The weekly bar chart pattern of Sensex has broken above the large symmetrical triangle pattern within which it was consolidating for the past eight months. The 20 week EMA is getting ready to cross above the 50 week EMA – the ‘golden cross’ will technically confirm a return to a bull market. The bulls will try to avoid a repetition of the situation during Mar and Apr ‘12, when the 20 week EMA came close to the 50 week EMA, but failed to cross above it.
Technical indicators are looking bullish. MACD is rising above its signal line in positive territory. ROC is also positive and is moving up above its 10 week MA. Both RSI and slow stochastic are above their 50% levels. The Feb ‘12 top of 18524 should be the next target for the bulls.
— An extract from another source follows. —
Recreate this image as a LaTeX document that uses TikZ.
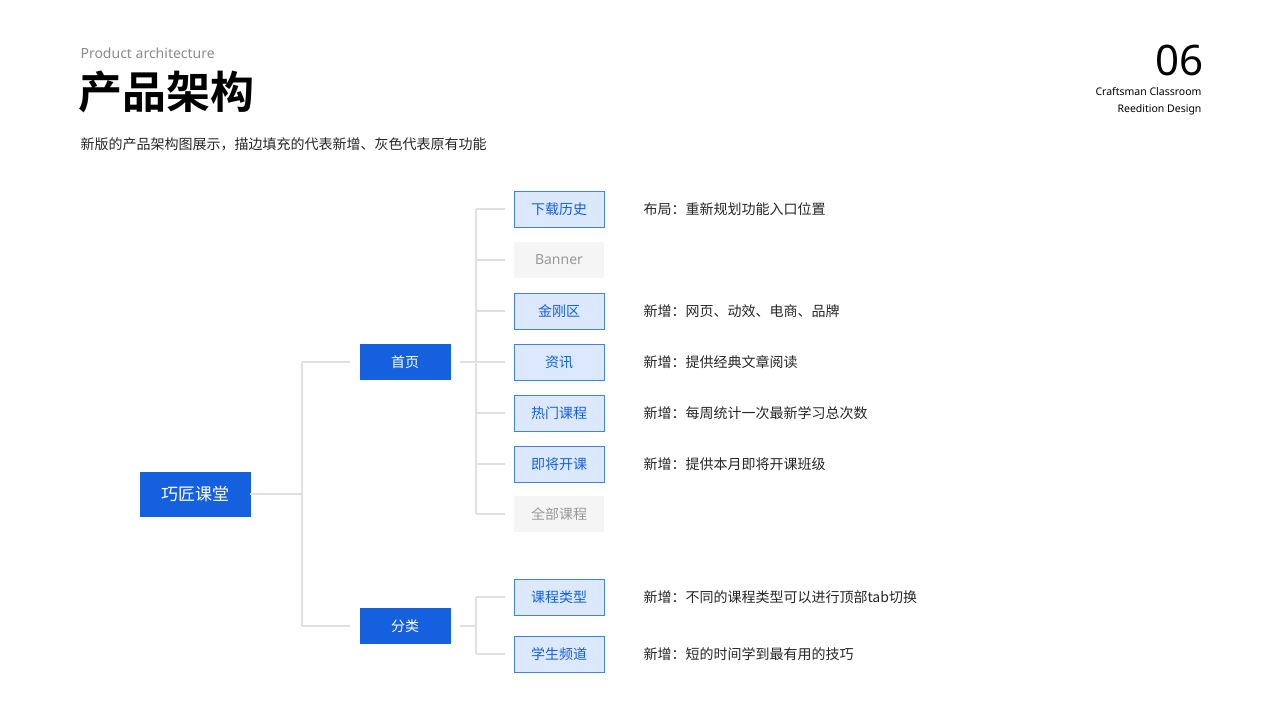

Crossing it would form a bullish pattern of higher tops and higher bottoms. If the FIIs continue their buying spree, that target could be easily achieved.
NSE Nifty 50 index chart
Q1 results announced so far have shown top line growth but bottom line shrinkage, particularly for PSU companies. Economic growth is slowing down, but not enough to change RBI’s declared policy of curtailing inflation at the cost of growth. There is unlikely to be any interest rate reduction in the near-term. Poor monsoon rains may further stoke the inflation fire.
Stock markets may not perform well in a high interest rate regime. Near-zero interest rates have fuelled the rise in US and Europe stock markets, but haven’t helped to increase the growth momentum. Quantitative easing may have saved the large banks from collapsing, but the cash infusion has been diverted to the stock markets instead of being used for productive corporate loans. Similarly, RBI’s efforts at easing liquidity constraints by cutting CRR and SLR rates haven’t really translated into capital expenditure by India Inc. A period of slow growth and high inflation is likely to continue for some more time.
After breaking out of eight months of consolidation within a symmetrical triangle pattern, the daily bar chart pattern of Nifty quickly pulled back to the top of the triangle. Such pullbacks are quite common and provide entry opportunities for those who may have missed the break out.
Technical indicators are bullish, but three of them (MACD, RSI, slow stochastic) touched lower tops while the Nifty touched a higher top. The negative divergences may drop the Nifty back inside the triangle. The break out above the triangle wasn’t accompanied by significantly higher volumes – raising questions about the validity of the break out.
All three EMAs are rising and the Nifty is trading above them. Technically, Nifty has re-entered bull territory. A cross above the Feb ‘12 top of 5630 will put the bulls back in control. Bears will not give up without a fight. There may be some consolidation before the Nifty moves up to test its Feb ‘12 top.
Bottomline? Chart patterns of BSE Sensex and NSE Nifty 50 indices have broken upwards from prolonged consolidation within symmetrical triangles. Though the break outs haven’t been strong, such break outs after long consolidations are often followed by strong up moves that can take the indices close to their Nov ‘10 peaks. The bear market may be finally getting over.